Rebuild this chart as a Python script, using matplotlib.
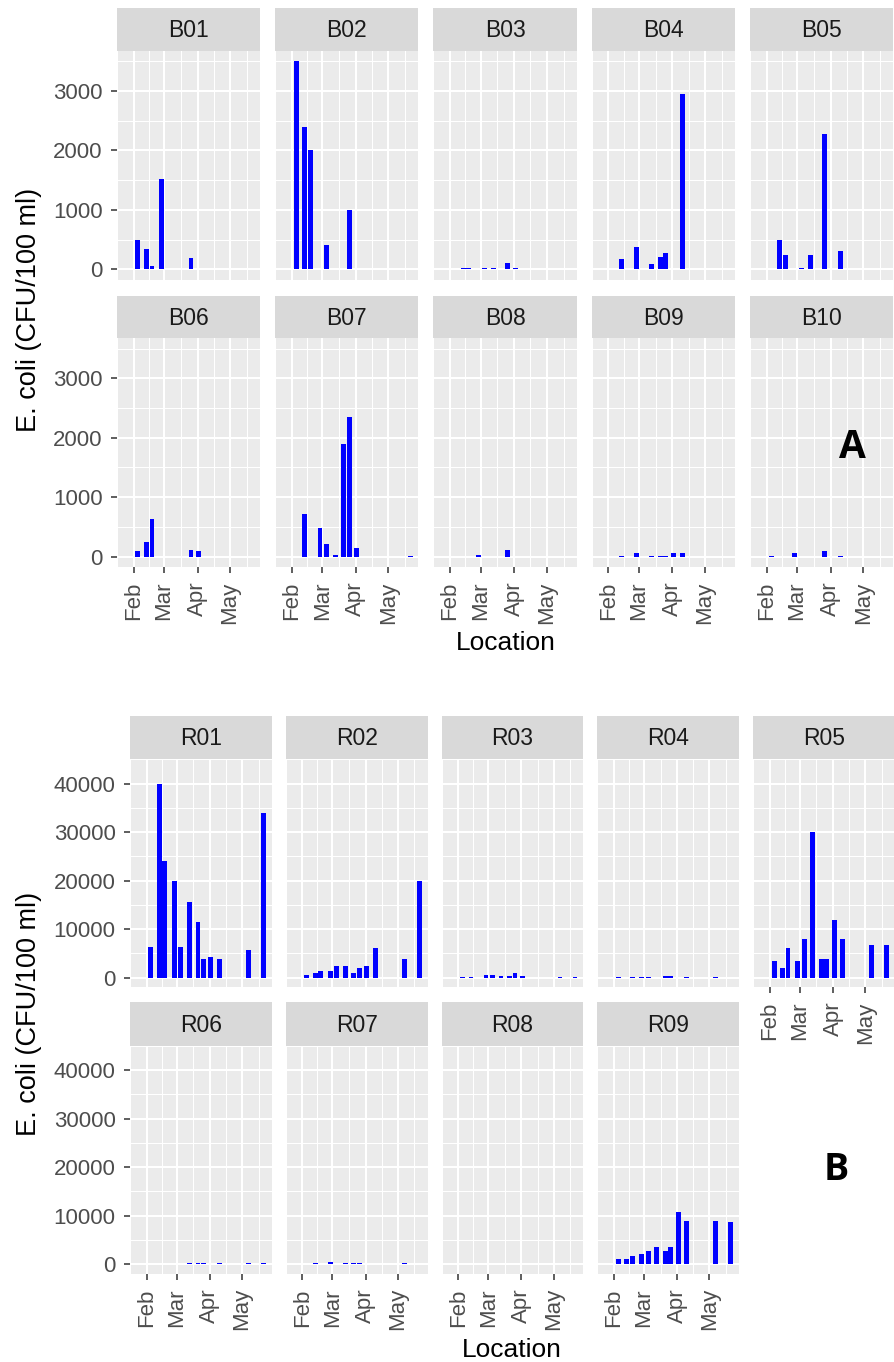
import datetime as dt

import matplotlib
matplotlib.use('Agg')
from matplotlib import pyplot as plt
import numpy as np

plt.rcParams['font.family'] = ['Liberation Sans', 'DejaVu Sans']

# sampling dates (2019)
sample_dates = ['2019-02-05', '2019-02-13', '2019-02-18', '2019-02-27',
                '2019-03-05', '2019-03-13', '2019-03-21', '2019-03-26',
                '2019-04-02', '2019-04-10', '2019-05-07', '2019-05-21']

# beach sites, E. coli (CFU/100 ml), None = not sampled
b01 = [500, 340, 55, 1510, None, None, None, 185, None, None, None, None]
b02 = [3500, 2400, 2000, None, 400, None, None, 1000, None, None, None, None]
b03 = [None, 20, 20, None, 15, 15, None, 110, 15, None, None, None]
b04 = [None, 180, None, 370, None, 85, 210, 270, None, 2950, None, None]
b05 = [None, 500, 240, None, 20, 240, None, 2280, None, 310, None, None]
b06 = [90, 250, 630, None, None, None, None, 120, 90, None, None, None]
b07 = [None, 720, None, 480, 210, 30, 1900, 2350, 150, None, None, 20]
b08 = [None, None, None, 25, None, None, None, 120, None, None, None, None]
b09 = [None, 20, None, 55, None, 20, 20, 20, 55, 55, None, None]
b10 = [20, None, None, 60, None, None, None, 95, None, 20, None, None]

# river sites
r01 = [6400, 40000, 24000, 20000, 6400, 15500, 11500, 3900, 4200, 3900, 5700, 34000]
r02 = [600, 1000, 1300, 1300, 2400, 2400, 1000, 2000, 2400, 6000, 3900, 20000]
r03 = [200, 200, None, 550, 500, 300, 300, 900, 300, None, 200, 200]
r04 = [200, None, 200, 200, 200, None, 300, 300, None, 200, 200, None]
r05 = [3500, 2000, 6000, 3500, 7900, 30000, 3900, 3900, 11900, 7900, 6800, 6800]
r06 = [None, None, None, None, None, 250, 250, 250, None, 250, 250, 250]
r07 = [None, 250, None, 500, None, 250, 250, 250, None, None, 250, None]
r08 = [None] * 12
r09 = [1000, 1000, 1700, 2100, 2800, 3500, 2800, 3500, 10800, 9000, 9000, 8600]

beach_sites = ['B01', 'B02', 'B03', 'B04', 'B05', 'B06', 'B07', 'B08', 'B09', 'B10']
beach_counts = [b01, b02, b03, b04, b05, b06, b07, b08, b09, b10]
river_sites = ['R01', 'R02', 'R03', 'R04', 'R05', 'R06', 'R07', 'R08', 'R09']
river_counts = [r01, r02, r03, r04, r05, r06, r07, r08, r09]

beach_yticks = [0, 1000, 2000, 3000]
river_yticks = [0, 10000, 20000, 30000, 40000]
month_labels = ['Feb', 'Mar', 'Apr', 'May']

W, H = 894, 1362
BAR_W = 4.5  # days
dates = np.array([np.datetime64(d) for d in sample_dates])
month_starts = np.array(['2019-01-01', '2019-02-01', '2019-03-01', '2019-04-01',
                         '2019-05-01', '2019-06-01'], dtype='datetime64[D]')
month_num = matplotlib.dates.date2num(month_starts)
major_x = month_num[1:5]
minor_x = (month_num[:-1] + month_num[1:]) / 2

date_num = matplotlib.dates.date2num(dates)
lo = date_num.min() - BAR_W / 2
hi = date_num.max() + BAR_W / 2
xlim = (lo - 0.05 * (hi - lo), hi + 0.05 * (hi - lo))

TICK_COL = '#4D4D4D'


def px_rect(x, y, w, h):
    return [x / W, 1 - (y + h) / H, w / W, h / H]


def draw_panel(fig, x, y, w, strip_h, panel_h, label, values, yticks, show_x, show_y):
    s = fig.add_axes(px_rect(x, y, w, strip_h))
    s.set_facecolor('#D9D9D9')
    s.set_xticks([])
    s.set_yticks([])
    for sp in s.spines.values():
        sp.set_visible(False)
    s.text(0.5, 0.47, label, ha='center', va='center', fontsize=16.5,
           color='#1A1A1A', transform=s.transAxes)

    ax = fig.add_axes(px_rect(x, y + strip_h, w, panel_h))
    ax.set_facecolor('#EBEBEB')
    for sp in ax.spines.values():
        sp.set_visible(False)
    vals = np.array([np.nan if v is None else v for v in values], dtype=float)
    ok = ~np.isnan(vals)
    ax.bar(date_num[ok], vals[ok], width=BAR_W, color='#0000FF', linewidth=0, zorder=3)

    ymax = yticks[-1] if yticks[-1] > 3000 else 3500
    ax.set_ylim(-0.05 * ymax, 1.05 * ymax)
    ax.set_xlim(*xlim)
    step = yticks[1] - yticks[0]
    ax.set_yticks(yticks)
    ax.set_yticks([t + step / 2 for t in yticks], minor=True)
    ax.set_xticks(major_x)
    ax.set_xticks(minor_x, minor=True)
    ax.grid(which='major', color='white', linewidth=1.5, zorder=0)
    ax.grid(which='minor', color='white', linewidth=0.75, zorder=0)
    ax.set_axisbelow(True)
    ax.tick_params(which='minor', length=0)
    ax.tick_params(which='major', length=4.3, width=1.1, color='#333333',
                   labelsize=16, labelcolor=TICK_COL, pad=6)
    if show_y:
        ax.set_yticklabels([str(t) for t in yticks])
    else:
        ax.tick_params(axis='y', which='major', length=0, labelleft=False)
    if show_x:
        ax.set_xticklabels(month_labels, rotation=90, va='top', ha='center')
    else:
        ax.tick_params(axis='x', which='major', length=0, labelbottom=False)
    return ax


fig = plt.figure(figsize=(W / 100, H / 100), dpi=100)

# section A: beaches
a_left, a_pitch, a_w = 116.7, 158.3, 143.5
a_rows = [8.3, 295.7]
for i, (site, vals) in enumerate(zip(beach_sites, beach_counts)):
    r, c = divmod(i, 5)
    draw_panel(fig, a_left + c * a_pitch, a_rows[r], a_w, 42.4, 229.0,
               site, vals, beach_yticks, show_x=(r == 1), show_y=(c == 0))

# section B: rivers
b_left, b_pitch, b_w = 130.0, 155.8, 141.7
b_rows = [715.7, 1002.3]
for i, (site, vals) in enumerate(zip(river_sites, river_counts)):
    r, c = divmod(i, 5)
    draw_panel(fig, b_left + c * b_pitch, b_rows[r], b_w, 43.6, 228.0,
               site, vals, river_yticks, show_x=(r == 1 or c == 4), show_y=(c == 0))

ylab = 'E. coli (CFU/100 ml)'
fig.text(28.5 / W, 1 - 310 / H, ylab, rotation=90, ha='center', va='center', fontsize=19.5)
fig.text(28.5 / W, 1 - 1014 / H, ylab, rotation=90, ha='center', va='center', fontsize=19.5)
fig.text(506 / W, 1 - 643 / H, 'Location', ha='center', va='center', fontsize=19)
fig.text(512 / W, 1 - 1350 / H, 'Location', ha='center', va='center', fontsize=19)

fig.text(852 / W, 1 - 447 / H, 'A', ha='center', va='center', fontsize=28,
         fontweight='bold', family=['Open Sans', 'DejaVu Sans'])
fig.text(836 / W, 1 - 1170 / H, 'B', ha='center', va='center', fontsize=27,
         fontweight='bold', family=['Open Sans', 'DejaVu Sans'])

fig.savefig('out.png', dpi=100)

=== What you need to do ===
Restate the data word for word from its first line through the line with "plt.rcParams['font.family'] = ['Liberation", leaving out any picture along the way.

=== Task answer ===
Rebuild this chart as a Python script, using matplotlib.
import datetime as dt

import matplotlib
matplotlib.use('Agg')
from matplotlib import pyplot as plt
import numpy as np

plt.rcParams['font.family'] = ['Liberation Sans', 'DejaVu Sans']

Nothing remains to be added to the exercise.